Press Release
January 24, 2018

Dispatch from Crame No. 229
Sen. Leila M. de Lima's Statement on Malacañang's fence-sitting in the US-China Panatag Shoal incident

1/24/18

The recent incident in Panatag Shoal exposes the difficulty of an AFP dealing with a Malacañang that is owned and controlled by China.

The Palace Spokesperson brushes off China's threat on a Philippine historical ally exercising innocent passage within its waters, saying Malacañang is not taking sides, while at the same time the Defense Secretary thinks that the US Navy ship's innocent passage is protected under the freedom of navigation principle in international law.

Roque is forgetting that the Philippines has a commitment under a mutual defense treaty with the US. And as far as we can recall, it has not yet entered into a similar military alliance treaty with China. So far, China's alliance is only with its puppet Duterte, not with the Philippines. This is why the AFP is not bound to echo Malacañang's dismissal of the country's obligations to the US under the US-PH MDT. The AFP takes the country's military alliance with the US seriously, and continues to observe it despite the occupation of Malacañang by Chinese agents.

China threatens a military ally in PH territorial waters. Roque and Cayetano continue to lawyer for China by saying it is a matter between China and the US, and that China has the right to threaten a Philippine ally in Philippine waters because Malacañang respects China's claim over Panatag Shoal. This is the long and short of Roque's and Cayetano's statements.

Malacañang's China lawyers have forgotten the PH's defense treaty with the US, and like Chinese agents, have done everything to undermine it. Malacañang's action does not represent the national interest of protecting military allies in PH territory. It represents China's interests of fortifying its claim over Philippine territories. In exchange, China continues to sponsor and prop up its reliable puppet in Malacañang.

Historically, such material contradictions in a country's national affairs do not last for long. Either the Philippines is completely drawn into China's orbit under a Chinese-controlled President, or it resists and fights for its own and its allies' interests within its own territory.
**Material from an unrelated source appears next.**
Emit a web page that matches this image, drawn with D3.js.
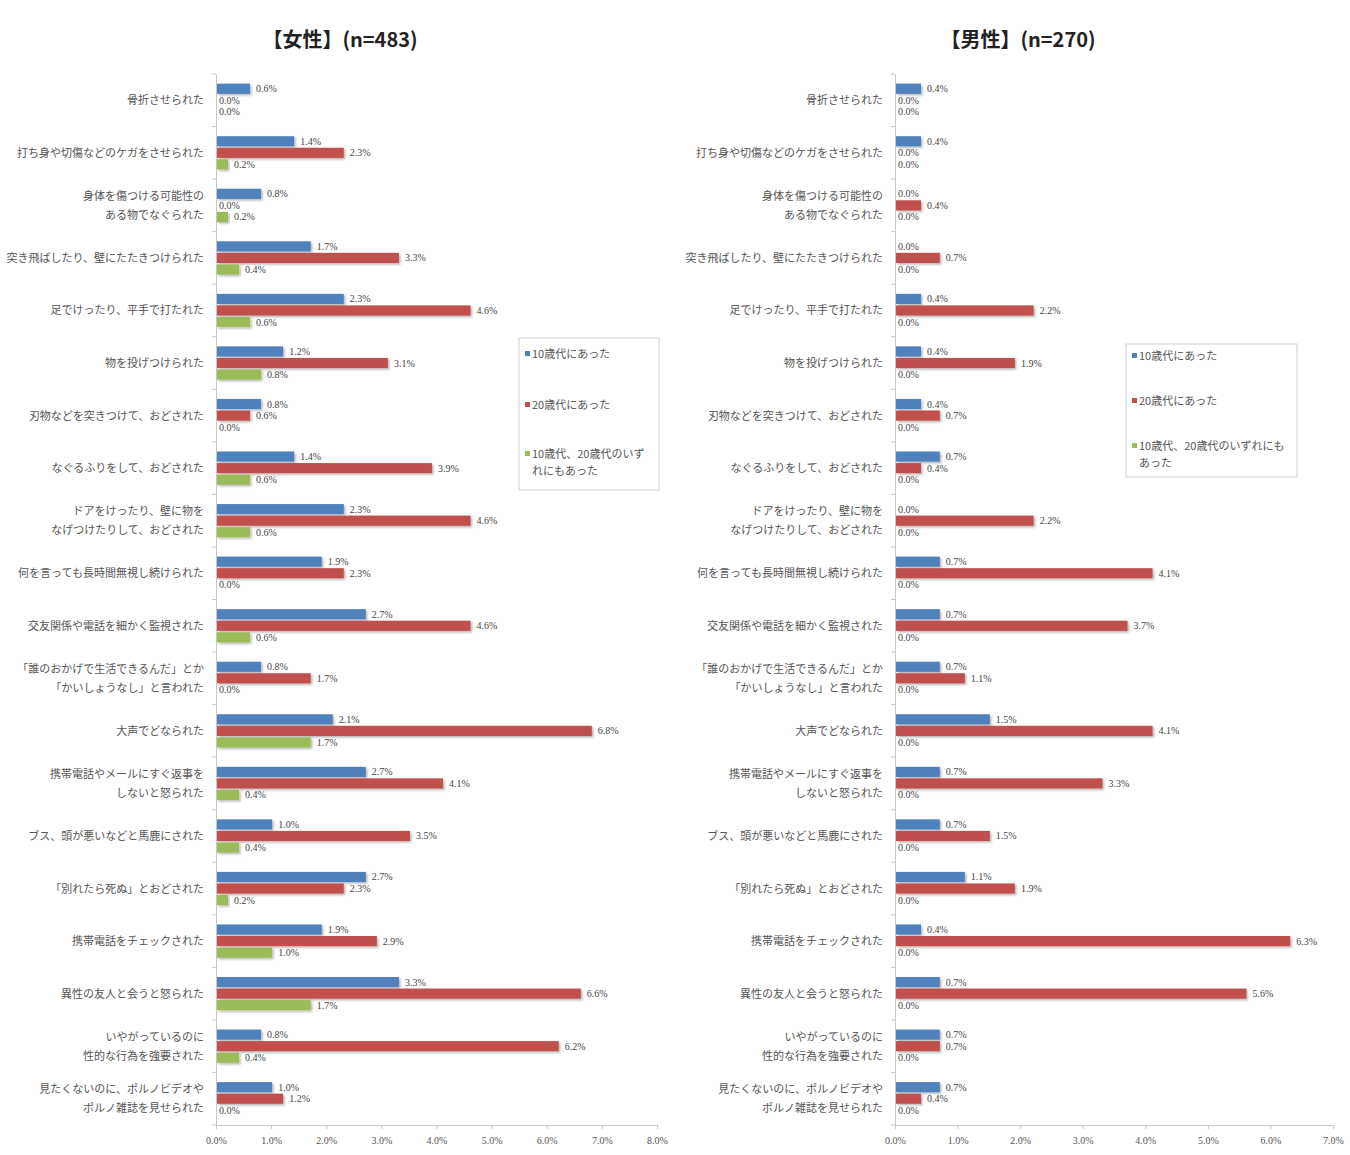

Malacañang's fence-sitting and amnesia over the government's political and military commitments under the US-PH MDT show that it intends to resolve this contradiction in favor of China. It is now the AFP's call whether it will allow the interests of Malacanang's transient Chinese puppet to override its own long-standing commitment to defend the national territory and push for regional security together with its allies.